## The problem
Produce a word-for-word copy of the listing below without its pictures.

** START Data excerpt **

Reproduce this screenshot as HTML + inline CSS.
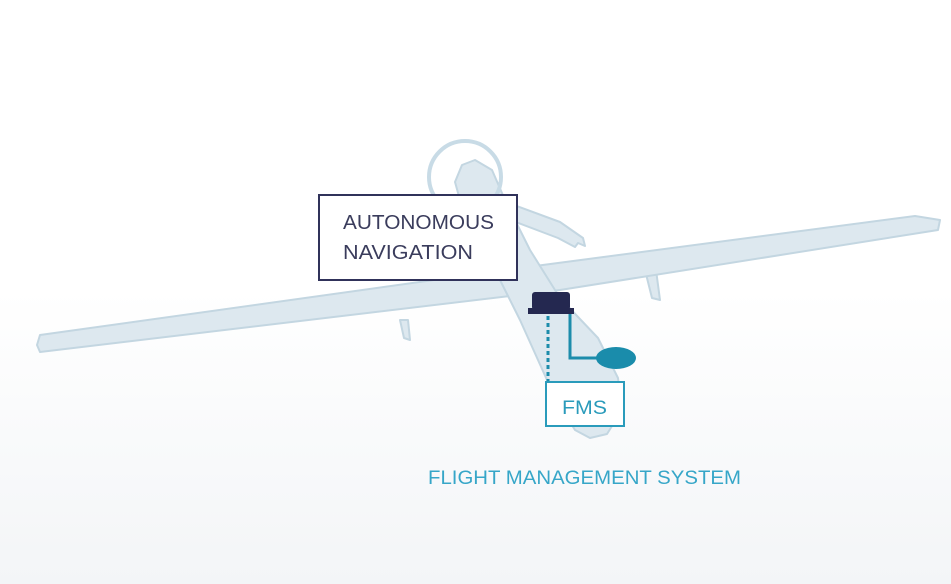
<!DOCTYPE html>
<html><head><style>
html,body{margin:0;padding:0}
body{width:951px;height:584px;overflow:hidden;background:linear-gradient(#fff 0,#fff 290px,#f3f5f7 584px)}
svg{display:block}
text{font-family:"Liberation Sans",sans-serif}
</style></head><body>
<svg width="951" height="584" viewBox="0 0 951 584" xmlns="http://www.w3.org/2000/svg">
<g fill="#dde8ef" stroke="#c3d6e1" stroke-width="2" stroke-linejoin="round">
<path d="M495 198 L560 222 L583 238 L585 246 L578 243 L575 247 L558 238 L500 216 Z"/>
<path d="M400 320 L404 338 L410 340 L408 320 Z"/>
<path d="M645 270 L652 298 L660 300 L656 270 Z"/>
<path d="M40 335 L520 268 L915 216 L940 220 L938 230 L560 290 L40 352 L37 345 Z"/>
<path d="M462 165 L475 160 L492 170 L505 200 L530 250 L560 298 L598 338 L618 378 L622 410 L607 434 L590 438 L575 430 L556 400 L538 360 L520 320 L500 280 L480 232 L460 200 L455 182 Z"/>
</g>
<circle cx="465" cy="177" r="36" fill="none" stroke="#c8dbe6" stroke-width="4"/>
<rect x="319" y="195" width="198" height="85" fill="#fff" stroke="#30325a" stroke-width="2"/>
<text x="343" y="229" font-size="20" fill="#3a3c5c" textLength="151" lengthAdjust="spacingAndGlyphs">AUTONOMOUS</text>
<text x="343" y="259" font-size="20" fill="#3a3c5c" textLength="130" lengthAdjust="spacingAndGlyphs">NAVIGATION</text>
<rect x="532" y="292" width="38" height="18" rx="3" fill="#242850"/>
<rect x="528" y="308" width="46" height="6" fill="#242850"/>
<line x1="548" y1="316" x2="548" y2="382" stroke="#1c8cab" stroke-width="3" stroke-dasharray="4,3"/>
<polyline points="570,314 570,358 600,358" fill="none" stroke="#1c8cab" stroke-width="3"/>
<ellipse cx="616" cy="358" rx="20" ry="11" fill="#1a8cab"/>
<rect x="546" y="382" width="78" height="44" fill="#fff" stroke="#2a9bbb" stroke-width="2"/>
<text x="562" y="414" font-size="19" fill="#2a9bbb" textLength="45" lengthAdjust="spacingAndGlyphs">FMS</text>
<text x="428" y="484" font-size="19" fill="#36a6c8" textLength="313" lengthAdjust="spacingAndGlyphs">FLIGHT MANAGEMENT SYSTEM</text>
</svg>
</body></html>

** END Data excerpt **

## Written response
Reproduce this screenshot as HTML + inline CSS.
<!DOCTYPE html>
<html><head><style>
html,body{margin:0;padding:0}
body{width:951px;height:584px;overflow:hidden;background:linear-gradient(#fff 0,#fff 290px,#f3f5f7 584px)}
svg{display:block}
text{font-family:"Liberation Sans",sans-serif}
</style></head><body>
<svg width="951" height="584" viewBox="0 0 951 584" xmlns="http://www.w3.org/2000/svg">
<g fill="#dde8ef" stroke="#c3d6e1" stroke-width="2" stroke-linejoin="round">
<path d="M495 198 L560 222 L583 238 L585 246 L578 243 L575 247 L558 238 L500 216 Z"/>
<path d="M400 320 L404 338 L410 340 L408 320 Z"/>
<path d="M645 270 L652 298 L660 300 L656 270 Z"/>
<path d="M40 335 L520 268 L915 216 L940 220 L938 230 L560 290 L40 352 L37 345 Z"/>
<path d="M462 165 L475 160 L492 170 L505 200 L530 250 L560 298 L598 338 L618 378 L622 410 L607 434 L590 438 L575 430 L556 400 L538 360 L520 320 L500 280 L480 232 L460 200 L455 182 Z"/>
</g>
<circle cx="465" cy="177" r="36" fill="none" stroke="#c8dbe6" stroke-width="4"/>
<rect x="319" y="195" width="198" height="85" fill="#fff" stroke="#30325a" stroke-width="2"/>
<text x="343" y="229" font-size="20" fill="#3a3c5c" textLength="151" lengthAdjust="spacingAndGlyphs">AUTONOMOUS</text>
<text x="343" y="259" font-size="20" fill="#3a3c5c" textLength="130" lengthAdjust="spacingAndGlyphs">NAVIGATION</text>
<rect x="532" y="292" width="38" height="18" rx="3" fill="#242850"/>
<rect x="528" y="308" width="46" height="6" fill="#242850"/>
<line x1="548" y1="316" x2="548" y2="382" stroke="#1c8cab" stroke-width="3" stroke-dasharray="4,3"/>
<polyline points="570,314 570,358 600,358" fill="none" stroke="#1c8cab" stroke-width="3"/>
<ellipse cx="616" cy="358" rx="20" ry="11" fill="#1a8cab"/>
<rect x="546" y="382" width="78" height="44" fill="#fff" stroke="#2a9bbb" stroke-width="2"/>
<text x="562" y="414" font-size="19" fill="#2a9bbb" textLength="45" lengthAdjust="spacingAndGlyphs">FMS</text>
<text x="428" y="484" font-size="19" fill="#36a6c8" textLength="313" lengthAdjust="spacingAndGlyphs">FLIGHT MANAGEMENT SYSTEM</text>
</svg>
</body></html>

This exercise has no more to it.